- Abbreviation: AS
- Leader: Elsa Widding
- Founder: Elsa Widding
- Founded: 12 June 2025
- Registered: 10 March 2026
- Split from: Sweden Democrats
- Headquarters: 414 52 Göteborg
- Ideology: Climate change denial Anti-immigration Hard Euroscepticism
- Political position: Far-right^{[citation needed]}
- Colours: Yellow Dark blue Blue
- Slogan: «Sweden needs political renewal» (Swedish: «Sverige behöver politisk förnyelse»)
- Riksdag: 2 / 349
- European Parliament: 0 / 21

Website
- ambitionsverige.se

= Ambition Sweden =

Ambition Sweden (Ambition Sverige; AS) is a Swedish political party founded in 2025 by Elsa Widding, an independent member of the Riksdag who left the Sweden Democrats earlier. In April 2026, another ex-SD independent MP, Katja Nyberg, joined the party.

==History==

=== Background ===
Elsa Widding was elected to the Riksdag as a member of the Sweden Democrats (SD) in the 2022 Swedish general election, but left the SD in May 2023 following a controversy over her participation in a conference in Norway that was accused of spreading conspiracy theories, including about the climate, vaccines and the Holocaust. Widding believed that the SD did not clearly enough defend her against criticism from, among others, the then Minister for Education, Mats Persson. Since then, Widding served as independent MP, despite SD's urges to resign her seat.

For 11 days in January 2024, Widding was a member of Human Rights and Democracy party (MoD), saying she made a mistake joining the party when revelations were made that the party is vaccine-skeptical.

=== Formation ===
In May 2025, Widding announced the formation of a new party, with a founding conference scheduled for 12 June 2025 and with the ambition to participate in the 2026 Swedish general election. The party was originally called Sweden First (Sverige först), but in September 2025 the name was changed to Ambition Sweden due to a name conflict and because "it has been too easy to confuse the party with other things that have nothing to do with the party."

The Ambition Sweden party name was registered by the Swedish Election Authority on 10 March 2026, allowing the party to participate in the 2026 general election.

In April 2026, Katja Nyberg, another independent MP who left SD in January due to accusations of drug-impaired driving and driving without a license, announced that she was joining Ambition Sweden and would be on the AS parliamentary list. Elsa Widding said regarding the criminal suspicions against Nybert that "there has been a terrible push against her." Among other former SD members of the Riksdag on the AS lists were Unni Björnerfors, known for anti-vaccination statements, and Olle Larsson, who left the party because the SD had not prioritized rural issues.

On 10 July 2026, it was announced that Katja Nyberg dropped from the Ambition Sweden list for the 2026 general election. Nyberg explained her decision with personal reasons.

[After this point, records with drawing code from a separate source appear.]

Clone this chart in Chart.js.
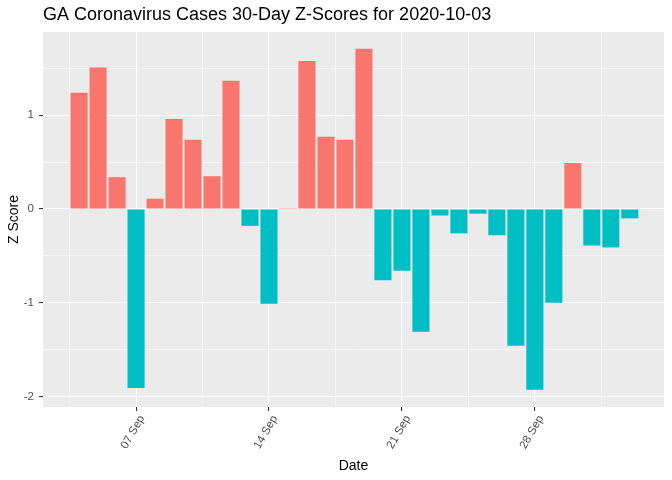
<!DOCTYPE html>
<html>
<head>
<meta charset="utf-8">
<script src="https://cdn.jsdelivr.net/npm/chart.js@4"></script>
<style>
  body { margin: 0; background: #fff; }
  canvas { display: block; }
</style>
</head>
<body>
<canvas id="chart" width="672" height="480"></canvas>
<script>
// Jours (jour de septembre, 31 = 1er oct.) et z-scores
const days = [4, 5, 6, 7, 8, 9, 10, 11, 12, 13, 14, 15, 16, 17, 18, 19, 20,
              21, 22, 23, 24, 25, 26, 27, 28, 29, 30, 31, 32, 33];
const zScores = [1.24, 1.51, 0.34, -1.91, 0.11, 0.96, 0.74, 0.35, 1.37, -0.18,
                 -1.01, 0.01, 1.58, 0.77, 0.74, 1.71, -0.76, -0.66, -1.31, -0.07,
                 -0.26, -0.05, -0.28, -1.46, -1.93, -1.00, 0.49, -0.39, -0.41, -0.10];
const xTickValues = [7, 14, 21, 28];
const xTickLabels = ['07 Sep', '14 Sep', '21 Sep', '28 Sep'];
const yTickValues = [-2, -1, 0, 1];

const panelBg = {
    id: 'panelBg',
    beforeDraw(chart) {
        const a = chart.chartArea;
        const ctx = chart.ctx;
        ctx.save();
        ctx.fillStyle = '#EBEBEB';
        ctx.fillRect(a.left, a.top, a.right - a.left, a.bottom - a.top);
        ctx.restore();
    },
    afterDraw(chart) {
        const ctx = chart.ctx;
        ctx.save();
        ctx.fillStyle = '#000';
        ctx.font = '18px "Liberation Sans", Arial, sans-serif';
        ctx.textBaseline = 'middle';
        ctx.textAlign = 'left';
        ctx.fillText('GA Coronavirus Cases 30-Day Z-Scores for 2020-10-03', chart.chartArea.left, 15);
        ctx.restore();
    }
};

const tickVal = c => (c && c.tick) ? c.tick.value : null;
const isMajorX = c => xTickValues.includes(tickVal(c));
const isMajorY = c => yTickValues.includes(tickVal(c));

new Chart(document.getElementById('chart'), {
    type: 'bar',
    data: {
        datasets: [{
            data: days.map((d, i) => ({ x: d, y: zScores[i] })),
            backgroundColor: ctx => (ctx.raw && ctx.raw.y > 0) ? '#F8766D' : '#00BFC4',
            borderWidth: 0,
            categoryPercentage: 1,
            barPercentage: 0.9
        }]
    },
    options: {
        responsive: false,
        animation: false,
        devicePixelRatio: 1,
        layout: { padding: { top: 32, right: 8, left: 0, bottom: 0 } },
        plugins: {
            legend: { display: false },
            tooltip: { enabled: false }
        },
        scales: {
            x: {
                type: 'linear',
                offset: false,
                min: 2.1,
                max: 34.8,
                afterBuildTicks: s => {
                    s.ticks = [3.5, 7, 10.5, 14, 17.5, 21, 24.5, 28, 31.5].map(v => ({ value: v }));
                },
                afterFit: s => { s.height = 73; },
                border: { display: false },
                grid: {
                    offset: false,
                    color: '#FFFFFF',
                    lineWidth: c => isMajorX(c) ? 1.1 : 0.55,
                    tickColor: c => isMajorX(c) ? '#333333' : 'rgba(0,0,0,0)',
                    tickLength: 4,
                    tickWidth: 1.1
                },
                ticks: {
                    autoSkip: false,
                    minRotation: 60,
                    maxRotation: 60,
                    padding: 2,
                    labelOffset: 6,
                    color: '#4D4D4D',
                    font: { size: 11.5, family: '"Liberation Sans", Arial, sans-serif' },
                    callback: v => {
                        const k = xTickValues.indexOf(v);
                        return k >= 0 ? xTickLabels[k] : '';
                    }
                },
                title: {
                    display: true,
                    text: 'Date',
                    color: '#000',
                    padding: { top: 0, bottom: 5 },
                    font: { size: 14, family: '"Liberation Sans", Arial, sans-serif' }
                }
            },
            y: {
                min: -2.113,
                max: 1.889,
                afterBuildTicks: s => {
                    s.ticks = [-2, -1.5, -1, -0.5, 0, 0.5, 1, 1.5].map(v => ({ value: v }));
                },
                afterFit: s => { s.width = 43; },
                border: { display: false },
                grid: {
                    color: '#FFFFFF',
                    lineWidth: c => isMajorY(c) ? 1.1 : 0.55,
                    tickColor: c => isMajorY(c) ? '#333333' : 'rgba(0,0,0,0)',
                    tickLength: 4,
                    tickWidth: 1.1
                },
                ticks: {
                    autoSkip: false,
                    padding: 5,
                    color: '#4D4D4D',
                    font: { size: 11.5, family: '"Liberation Sans", Arial, sans-serif' },
                    callback: v => yTickValues.includes(v) ? String(v) : ''
                },
                title: {
                    display: true,
                    text: 'Z Score',
                    color: '#000',
                    padding: { top: 6, bottom: 0 },
                    font: { size: 14, family: '"Liberation Sans", Arial, sans-serif' }
                }
            }
        }
    },
    plugins: [panelBg]
});
</script>
</body>
</html>
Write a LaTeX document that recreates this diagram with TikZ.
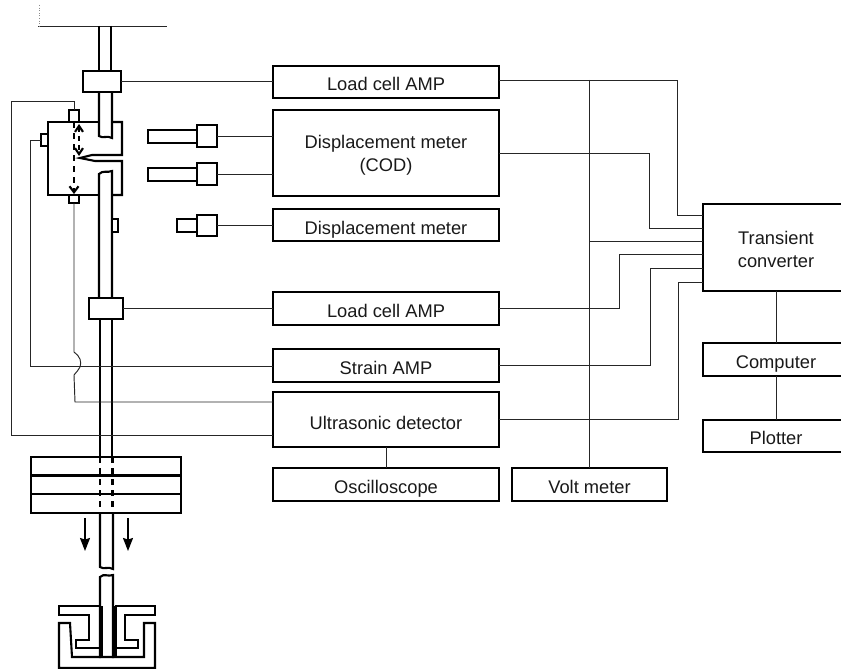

After the 2026 general election where the party gathered 7 700 votes or 0.11% of the vote, Widding announced she would step down as leader and recommended that the party should merge with Alternativ för Sverige.

== Ideology ==
Ambition Sweden advocates for reduced immigration and Sweden's exit from the European Union and NATO.

Since leaving SD in 2023, Elsa Widding has established herself as a climate change sceptic.